Young people across the Highlands have been robbed of the ability to earn money by Covid-19.
Stark new figures, dubbed “staggering” by the council’s children’s champion, lay bare the extent to which incomes across the region have been devastated by the pandemic.
Highland Council figures reveal communities that rely on tourism are among the hardest hit, while young people have been plunged into unemployment.
Universal Credit claims have sky-rocketed since March, prompting council leader Margaret Davidson to describe the situation as “extraordinarily worrying”.
Compared to March, when lockdown was imposed upon the UK, the number of claimants was up by 78% in August, from 11,277 to 20,119.
The 16-24 age group has been worst hit, almost doubling from 1,677 claimants in March to 3,251 in August.
Highland Council’s children’s champion, Councillor Linda Munro, said: “The statistics are staggering and the fact that behind every percentage point is a young and sometimes very young person’s life is appalling in 2020.
“Covid-19 has robbed our young people of so much.
“Our young people should be aiming for the stars, not part of sky-rocketing benefit claims.”
Mrs Davidson said she was astonished by the latest figures and admitted she worries for the future.
“It is an extraordinarily worrying situation.

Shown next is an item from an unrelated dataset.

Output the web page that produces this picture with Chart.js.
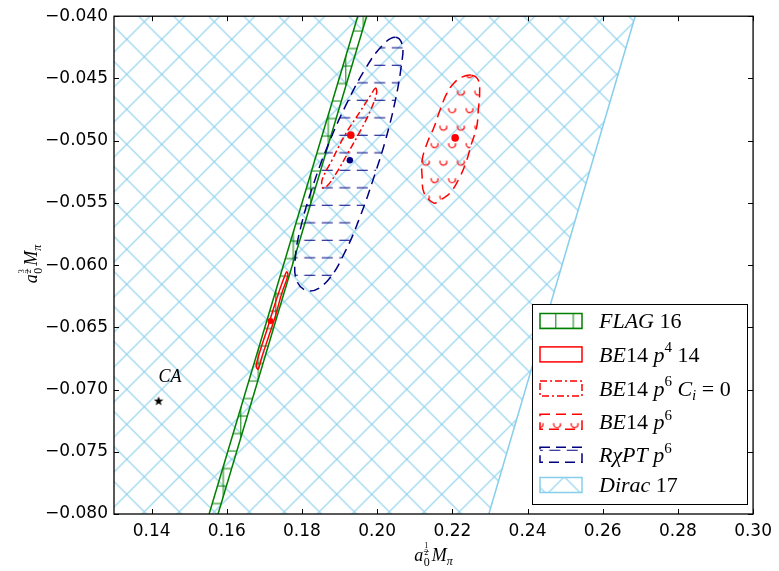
<!DOCTYPE html>
<html><head><meta charset="utf-8">
<script src="https://cdn.jsdelivr.net/npm/chart.js@4.4.1/dist/chart.umd.min.js"></script>
<style>html,body{margin:0;padding:0;background:#fff;}</style>
</head><body>
<canvas id="c" width="779" height="571"></canvas>
<script>
// ---------------- data ----------------
const xTicks = [0.14, 0.16, 0.18, 0.20, 0.22, 0.24, 0.26, 0.28, 0.30];
const yTicks = [-0.080, -0.075, -0.070, -0.065, -0.060, -0.055, -0.050, -0.045, -0.040];

// Dirac 17: right-hand boundary of the hatched region (region extends to the left)
const diracEdgeX = [0.22971, 0.26864];
const diracEdgeY = [-0.080, -0.040];

// FLAG 16 band edges
const flagLeftX  = [0.15530, 0.19484];
const flagRightX = [0.15768, 0.19721];
const flagY      = [-0.080, -0.040];

// R chi PT p^6 contour
const rxptX = [0.20485,0.20670,0.20644,0.20485,0.20222,0.19932,0.19563,0.19168,0.18693,0.18219,0.17876,0.17823,0.17982,0.18298,0.18693,0.19168,0.19695,0.20143];
const rxptY = [-0.04169,-0.04233,-0.04394,-0.04675,-0.04996,-0.05277,-0.05598,-0.05880,-0.06121,-0.06209,-0.06137,-0.05944,-0.05679,-0.05357,-0.05036,-0.04715,-0.04418,-0.04233];

// BE14 p^6 C_i=0 contour
const be6c0X = [0.19958,0.19985,0.19827,0.19563,0.19220,0.18930,0.18693,0.18561,0.18535,0.18799,0.19141,0.19537,0.19827];
const be6c0Y = [-0.04578,-0.04618,-0.04755,-0.04916,-0.05100,-0.05253,-0.05357,-0.05381,-0.05317,-0.05157,-0.04956,-0.04771,-0.04635];

// BE14 p^6 contour
const be6X = [0.22515,0.22691,0.22726,0.22691,0.22647,0.22515,0.22383,0.22199,0.21935,0.21671,0.21513,0.21250,0.21197,0.21197,0.21329,0.21513,0.21671,0.21856,0.22040,0.22251];
const be6Y = [-0.04474,-0.04514,-0.04618,-0.04755,-0.04892,-0.05020,-0.05157,-0.05293,-0.05422,-0.05478,-0.05502,-0.05422,-0.05293,-0.05157,-0.05020,-0.04892,-0.04755,-0.04618,-0.04538,-0.04490];

// BE14 p^4 14 contour
const be4X = [0.17594,0.17626,0.17462,0.17288,0.17112,0.16935,0.16835,0.16782,0.16893,0.17067,0.17244,0.17420,0.17552];
const be4Y = [-0.06054,-0.06080,-0.06227,-0.06415,-0.06576,-0.06737,-0.06835,-0.06811,-0.06683,-0.06522,-0.06348,-0.06187,-0.06080];

// central values
const redCenterX = [0.17164, 0.19299, 0.22075];
const redCenterY = [-0.06450, -0.04956, -0.04978];
const navyCenterX = [0.19273];
const navyCenterY = [-0.05157];
const caX = [0.14186];
const caY = [-0.07090];
const caLabel = 'CA';

const legendLabels = [
  [['FLAG','i'],[' 16','r']],
  [['BE','i'],['14','r'],[' ','r'],['p','i'],['4','sup'],[' 14','r']],
  [['BE','i'],['14','r'],[' ','r'],['p','i'],['6','sup'],[' ','r'],['C','i'],['i','subi'],[' = 0','r']],
  [['BE','i'],['14','r'],[' ','r'],['p','i'],['6','sup']],
  [['R\u03c7PT','i'],[' ','r'],['p','i'],['6','sup']],
  [['Dirac','i'],[' 17','r']]
];
const xTitleFrac = ['1','2'];
const yTitleFrac = ['3','2'];

// ---------------- styling helpers ----------------
const canvas = document.getElementById('c');
const ctxMain = canvas.getContext('2d');
const SKY = '#87ceeb', GREEN = '#008000', RED = '#ff0000', NAVY = '#000080';
const SERIF = '"Liberation Serif", "DejaVu Serif", serif';

function tile(draw){ const c=document.createElement('canvas'); c.width=35; c.height=35; const g=c.getContext('2d'); draw(g); return c; }
function pat(c, tx, ty){ const p = ctxMain.createPattern(c,'repeat'); if (p.setTransform) p.setTransform(new DOMMatrix().translate(tx,ty)); return p; }

const diracPat = pat(tile(g=>{ g.strokeStyle=SKY; g.lineWidth=1.1; g.beginPath();
  for (const k of [-35,0,35]) { g.moveTo(k-5,-5); g.lineTo(k+40,40); g.moveTo(k+40,-5); g.lineTo(k-5,40); } g.stroke(); }), 21.7, 4.3);
const flagPat = pat(tile(g=>{ g.strokeStyle=GREEN; g.lineWidth=1; g.beginPath();
  for (const v of [0,17.5,35]) { g.moveTo(0,v); g.lineTo(35,v); g.moveTo(v,0); g.lineTo(v,35); } g.stroke(); }), 13.3, 13.5);
const rxptPat = pat(tile(g=>{ g.strokeStyle=NAVY; g.lineWidth=1.2; g.beginPath();
  for (const v of [0,17.5,35]) { g.moveTo(0,v); g.lineTo(11,v); g.moveTo(17.5,v); g.lineTo(28.5,v); } g.stroke(); }), 6.7, 12.7);
const circPat = pat(tile(g=>{ g.strokeStyle=RED; g.lineWidth=1.2;
  const cs=[[0,0],[17.5,0],[35,0],[0,35],[17.5,35],[35,35],[8.75,17.5],[26.25,17.5]];
  for (const [cx,cy] of cs) { g.beginPath(); g.arc(cx,cy,3.4,-0.35,Math.PI+0.35); g.stroke(); } }), 14.55, 4.2);

const starImg = document.createElement('canvas'); starImg.width=12; starImg.height=12;
(function(){ const g=starImg.getContext('2d'); g.fillStyle='#000'; g.beginPath();
  for (let i=0;i<10;i++){ const r = i%2? 2.1:5; const a=-Math.PI/2+i*Math.PI/5; const px=6+r*Math.cos(a), py=6.4+r*Math.sin(a); i?g.lineTo(px,py):g.moveTo(px,py);} g.closePath(); g.fill(); })();

const zip = (xs,ys)=>xs.map((x,i)=>({x, y:ys[i]}));
const shape = (o)=>Object.assign({showLine:true, pointRadius:0, pointHitRadius:0, tension:0, clip:0, fill:false}, o);

const datasets = [
  shape({label:'Dirac 17 fill', data:[{x:diracEdgeX[0],y:diracEdgeY[0]},{x:diracEdgeX[1],y:diracEdgeY[1]},{x:0.13,y:-0.040},{x:0.13,y:-0.080}],
         fill:'shape', backgroundColor:diracPat, borderWidth:0, order:20}),
  shape({label:'Dirac 17', data:zip(diracEdgeX,diracEdgeY), borderColor:SKY, borderWidth:1.5, order:19}),
  shape({label:'FLAG 16 fill', data:[{x:flagLeftX[0],y:flagY[0]},{x:flagLeftX[1],y:flagY[1]},{x:flagRightX[1],y:flagY[1]},{x:flagRightX[0],y:flagY[0]}],
         fill:'shape', backgroundColor:flagPat, borderWidth:0, order:18}),
  shape({label:'FLAG 16 L', data:zip(flagLeftX,flagY), borderColor:GREEN, borderWidth:1.5, order:17}),
  shape({label:'FLAG 16 R', data:zip(flagRightX,flagY), borderColor:GREEN, borderWidth:1.5, order:16}),
  shape({label:'RchiPT p6', data:zip(rxptX,rxptY), closed:true, tension:0.4, fill:'shape', backgroundColor:rxptPat,
         borderColor:NAVY, borderWidth:1.5, borderDash:[10,6], order:15}),
  shape({label:'BE14 p6', data:zip(be6X,be6Y), closed:true, tension:0.4, fill:'shape', backgroundColor:circPat,
         borderColor:RED, borderWidth:1.5, borderDash:[10,6], order:14}),
  shape({label:'BE14 p6 Ci=0', data:zip(be6c0X,be6c0Y), closed:true, tension:0.4,
         borderColor:RED, borderWidth:1.5, borderDash:[7,3,2,3], order:13}),
  shape({label:'BE14 p4 14', data:zip(be4X,be4Y), closed:true, tension:0.4,
         borderColor:RED, borderWidth:1.5, order:12}),
  {label:'red centres', data:zip(redCenterX,redCenterY), showLine:false, pointRadius:[3,3.8,3.8], pointBackgroundColor:RED, pointBorderWidth:0, order:3},
  {label:'navy centre', data:zip(navyCenterX,navyCenterY), showLine:false, pointRadius:3.2, pointBackgroundColor:NAVY, pointBorderWidth:0, order:2},
  {label:'CA', data:zip(caX,caY), showLine:false, pointStyle:starImg, pointRadius:5, order:1}
];

const loopPlugin = { id:'loopShapes', afterDatasetsUpdate(chart){
  chart.data.datasets.forEach((ds,i)=>{ if (!ds.closed) return; const el = chart.getDatasetMeta(i).dataset;
    if (el) { el._loop = true; el._fullLoop = true; delete el._segments; el._pointsUpdated = false; el._path = undefined; } });
}};

function drawFrags(ctx, x, y, frags, S){
  for (const [t,k] of frags){
    let size=S, dy=0, it=(k==='i');
    if (k==='sup'){ size=Math.round(S*0.7); dy=-S*0.42; }
    if (k==='subi'){ size=Math.round(S*0.7); dy=S*0.2; it=true; }
    ctx.font=(it?'italic ':'')+size+'px '+SERIF;
    ctx.fillText(t,x,y+dy);
    x+=ctx.measureText(t).width;
  }
  return x;
}

function axisTitle(ctx, x, y, S, frac, dry){
  const x0 = x;
  ctx.font='italic '+S+'px '+SERIF; if(!dry) ctx.fillText('a',x,y); x+=ctx.measureText('a').width+0.5;
  const ss=Math.round(S*0.65), fs=Math.round(S*0.45);
  ctx.font=ss+'px '+SERIF; const w0=ctx.measureText('0').width; if(!dry) ctx.fillText('0',x,y+S*0.25);
  ctx.font=fs+'px '+SERIF; const wf=Math.max(ctx.measureText(frac[0]).width, ctx.measureText(frac[1]).width)+1;
  if(!dry){ ctx.textAlign='center'; ctx.fillText(frac[0],x+wf/2,y-S*0.72); ctx.fillText(frac[1],x+wf/2,y-S*0.34);
    ctx.textAlign='left'; ctx.fillRect(x, y-S*0.55, wf, 0.6); }
  x+=Math.max(w0,wf)+2;
  ctx.font='italic '+S+'px '+SERIF; if(!dry) ctx.fillText('M',x,y); x+=ctx.measureText('M').width;
  ctx.font='italic '+ss+'px '+SERIF; if(!dry) ctx.fillText('\u03c0',x,y+S*0.22); x+=ctx.measureText('\u03c0').width;
  return x-x0;
}

const decorPlugin = { id:'decor', afterDraw(chart){
  const ctx=chart.ctx, a=chart.chartArea, xs=chart.scales.x, ys=chart.scales.y;
  ctx.save();
  // CA label
  ctx.fillStyle='#000'; ctx.textBaseline='alphabetic'; ctx.textAlign='left';
  ctx.font='italic 18px '+SERIF;
  ctx.fillText(caLabel, xs.getPixelForValue(caX[0]), ys.getPixelForValue(caY[0])-19);
  // ticks (inside, all four sides)
  ctx.strokeStyle='#000'; ctx.lineWidth=1; ctx.beginPath();
  for (const v of xTicks){ const p=Math.round(xs.getPixelForValue(v))+0.5; ctx.moveTo(p,a.bottom); ctx.lineTo(p,a.bottom-5); ctx.moveTo(p,a.top); ctx.lineTo(p,a.top+5); }
  for (const v of yTicks){ const p=Math.round(ys.getPixelForValue(v))+0.5; ctx.moveTo(a.left,p); ctx.lineTo(a.left+5,p); ctx.moveTo(a.right,p); ctx.lineTo(a.right-5,p); }
  ctx.stroke();
  ctx.lineWidth=1.3; ctx.strokeRect(a.left, a.top, a.right-a.left, a.bottom-a.top);
  // axis titles
  ctx.fillStyle='#000';
  const S=18;
  let w=axisTitle(ctx,0,0,S,xTitleFrac,true);
  axisTitle(ctx,(a.left+a.right)/2-w/2,561,S,xTitleFrac,false);
  w=axisTitle(ctx,0,0,S,yTitleFrac,true);
  ctx.save(); ctx.translate(37,264); ctx.rotate(-Math.PI/2);
  axisTitle(ctx,-w/2,0,S,yTitleFrac,false); ctx.restore();
  // legend
  const L={x:532,y:304,w:215,h:200};
  ctx.fillStyle='#fff'; ctx.fillRect(L.x,L.y,L.w,L.h);
  ctx.strokeStyle='#000'; ctx.lineWidth=1; ctx.strokeRect(L.x+0.5,L.y+0.5,L.w,L.h);
  const rows=[321,354.4,388.4,421.8,454.8,485];
  const sw=[
    {fill:flagPat, stroke:GREEN, dash:[]},
    {fill:null, stroke:RED, dash:[]},
    {fill:null, stroke:RED, dash:[7,3,2,3]},
    {fill:circPat, stroke:RED, dash:[10,6]},
    {fill:rxptPat, stroke:NAVY, dash:[10,6]},
    {fill:diracPat, stroke:SKY, dash:[]}
  ];
  rows.forEach((cy,i)=>{
    const rx=540, ry=cy-7.5, rw=42, rh=15;
    if (sw[i].fill){ ctx.fillStyle=sw[i].fill; ctx.fillRect(rx,ry,rw,rh); }
    ctx.strokeStyle=sw[i].stroke; ctx.lineWidth=1.5; ctx.setLineDash(sw[i].dash); ctx.strokeRect(rx,ry,rw,rh); ctx.setLineDash([]);
    ctx.fillStyle='#000';
    drawFrags(ctx,599,cy+7.3,legendLabels[i],22);
  });
  ctx.restore();
}};

new Chart(ctxMain, {
  type:'scatter',
  data:{datasets},
  options:{
    responsive:false, animation:false, devicePixelRatio:1,
    layout:{padding:{left:0,right:20,top:16,bottom:0}},
    plugins:{legend:{display:false}, tooltip:{enabled:false}},
    events:[],
    scales:{
      x:{type:'linear', min:0.13, max:0.30,
         grid:{display:false, drawTicks:false}, border:{display:false},
         afterBuildTicks:s=>{ s.ticks = xTicks.map(v=>({value:v})); },
         afterFit:s=>{ s.height=57; },
         ticks:{padding:7, autoSkip:false, maxRotation:0, color:'#000', font:{family:'DejaVu Sans', size:17},
                callback:v=>Number(v).toFixed(2)}},
      y:{type:'linear', min:-0.080, max:-0.040,
         grid:{display:false, drawTicks:false}, border:{display:false},
         afterBuildTicks:s=>{ s.ticks = yTicks.map(v=>({value:v})); },
         afterFit:s=>{ s.width=114; },
         ticks:{padding:6, autoSkip:false, color:'#000', font:{family:'DejaVu Sans', size:17},
                callback:v=>(v<0?'\u2212':'')+Math.abs(Number(v)).toFixed(3)}}
    }
  },
  plugins:[loopPlugin, decorPlugin]
});
</script>
</body></html>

People are being driven to this miserly benefit just to keep food on the table.
“I am really fearful of the bleak winter ahead.”

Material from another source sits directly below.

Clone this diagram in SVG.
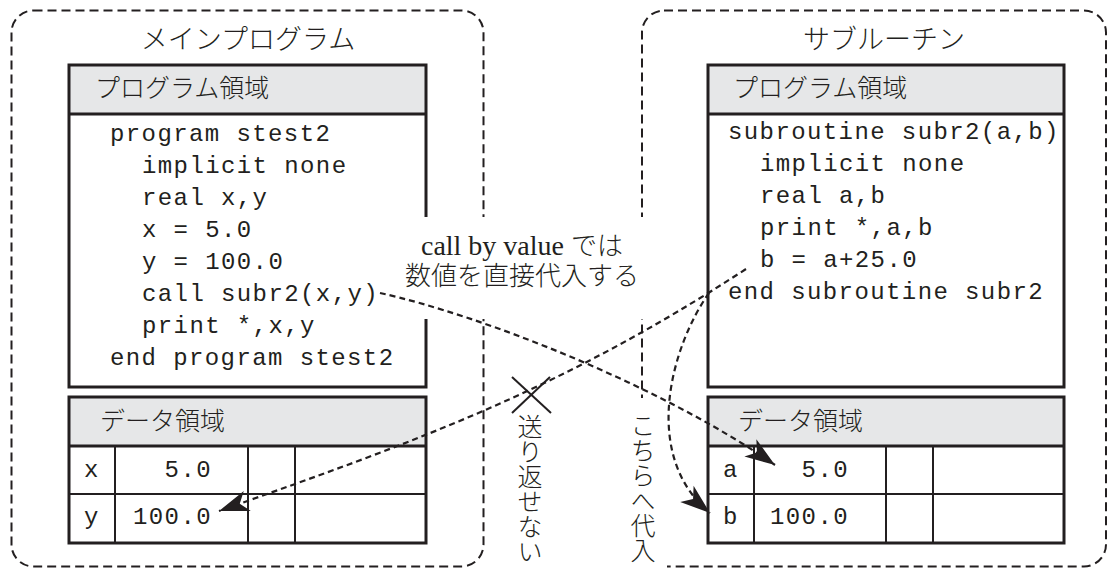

Highland Council is working with all possible public agencies to find out where jobs and training are available.
It is also urging anyone in difficulty to contact the council’s phone line as a first port of call for help, on 0300 303 1362.
Geographically, Lochaber and Skye are among the hardest hit areas, highlighting their dependence on tourism.
Claimants at the Fort William job centre have increased by 110% to 1,718, and at the Portree job centre by 198% to 1,163.
Skye councillor John Finlayson said the figures were of great concern across Highland, particularly in his ward.
“Local members will monitoring things closely and working with all agencies to ensure that where possible additional support is provided for individuals and families who are struggling,” he said.
In Lochaber, Caol and Mallaig councillor Ben Thompson described the Job Centre figures as extremely worrying, with the end of the furlough scheme likely to hit the Highlands particularly hard.
He said: “I know on the ground today the picture is even bleaker than these figures show.
“They only go to August when we were having a short-lived boom in tourism.
“Since then, many Lochaber hospitality businesses have closed either permanently or temporarily with many more, particularly young staff, now out of work.
“It is hurting the life chances of Highlanders, particularly the young and I am really concerned about the mental health impacts.
“It’s about pounds and pence in pockets, but it’s also people losing their sense of self-worth from their work and owners trying to deal with the huge stress of an extremely uncertain future.”
Meanwhile, Highland Council is looking at an electricity voucher scheme to combat fuel poverty, extending the winter fuel payment scheme in Inverness to reach more people and potentially using an underspend in the Inverness Common Good Fund and Scottish Government’s Covid-19-related welfare fund to support the needy over winter.
Highland Citizens Advice Bureau has recruited four more staff to advise on fuel poverty and they can be reached by calling 01463 237664.
Inverness, Badenoch and Strathspey CAB general manager, councillor Alasdair Christie, said: “It’s like sitting on a beach watching a tsunami of poverty come in.
“Fuel poverty is a big factor, and the new staff are there to give all the support people need to switch suppliers, get on the right tariff and save money.”